Sometimes when I start stressing about how we're ever going to afford to give the children a decent education, if we're running late for Lila's swimming lesson or miss her Wednesday drama class because we're all still in our pajamas, I forget that the best gift we can probably give them is a simple and carefree childhood. These words found here, sum it up well.

"...Being the smartest or most accomplished kid in class has never had any bearing on being the happiest. We are so caught up in trying to give our children 'advantages' that we’re giving them lives as multi-tasked and stressful as ours."

Whilst it's clearly important that they do learn to swim and how ever much Lila loves racing around with a hoard of other little children pretending to be a lion at her drama class, the days when we have nothing scheduled and just hang out together are nothing to feel guilty about, they're probably the best days of all.

When I think back to my own childhood, the best memories and happiest times I can recall are of my sister and I building dens in the straw bales in the barn, trawling the fields and peering into tree stumps and alongside streams trying to find the mice of the Brambly Hedge books, building rafts to sail on the ponds (and almost drowning my Dad when we insisted he tested their floating capabilities out first, but that's another story).

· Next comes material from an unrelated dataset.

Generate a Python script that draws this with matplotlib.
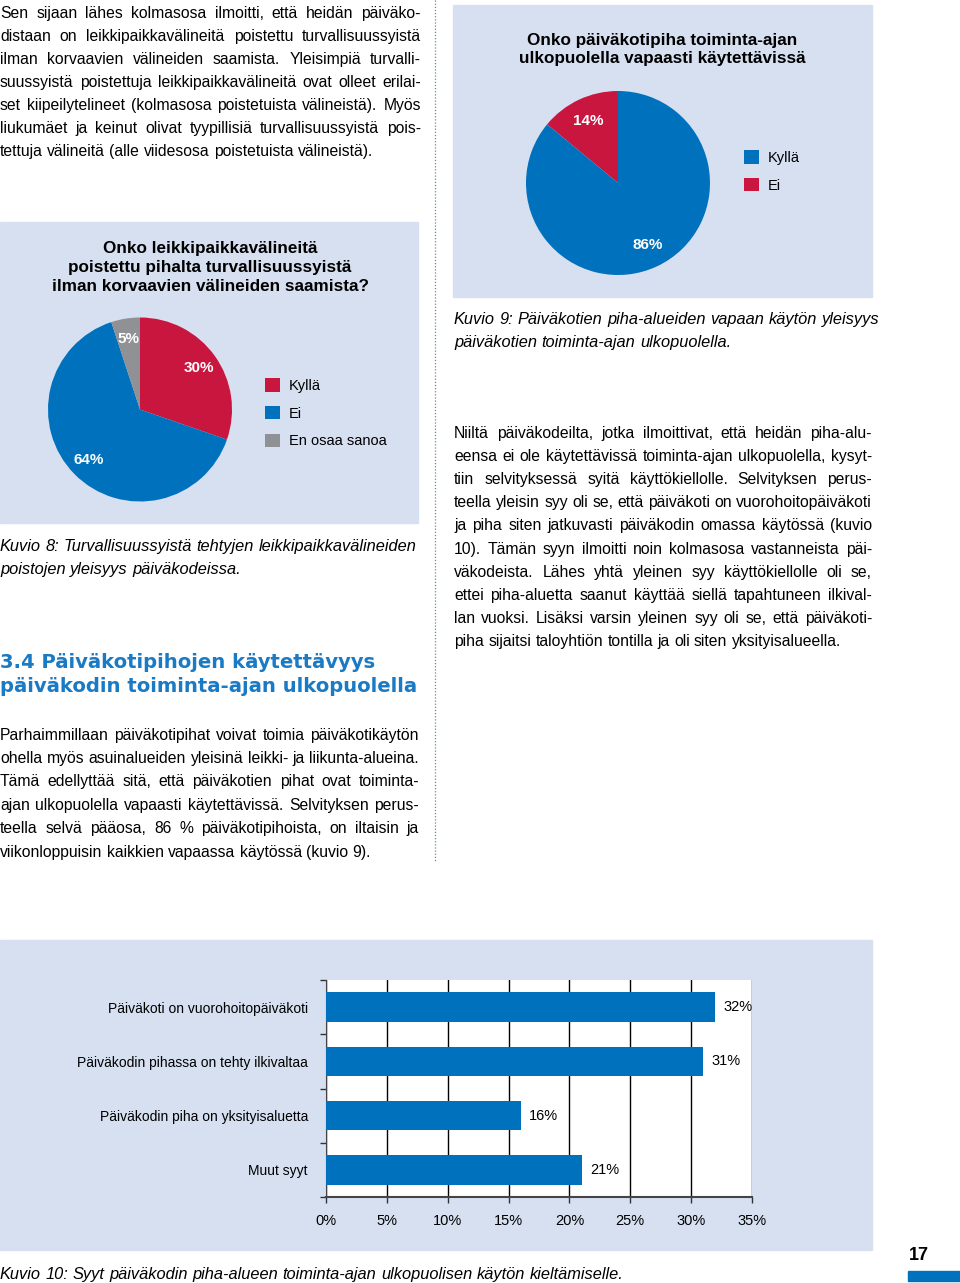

Not the relentless round of tennis, swimming, horse riding, music and ice-skating lessons. Whilst we did enjoy these, and indeed bugged our parents unceasingly until they broke down and agreed to let us do several of them, they can all too quickly become a bind and bore.

So whether Lila and Rose will find as much enjoyment as I did in whiling away Summer afternoons crushing up flower petals and leaves to make questionable 'perfume' remains to be seen, but I'll make sure they definitely have the freedom to find out.

Side note: My sister recently told me we had an ongoing game which went on for many months where we pretended we ran a mountain biking school and made ramps and jumps out of random pieces of wood and other things we found lying around and attempted to clear them on our little bikes. So funny (although slightly concerning that I have no memory of this. Surely it's a bit early for the onset of old-age memory loss??)

Picture above of Lila (and my) adventures with pavement chalk. Yes, I was loving it.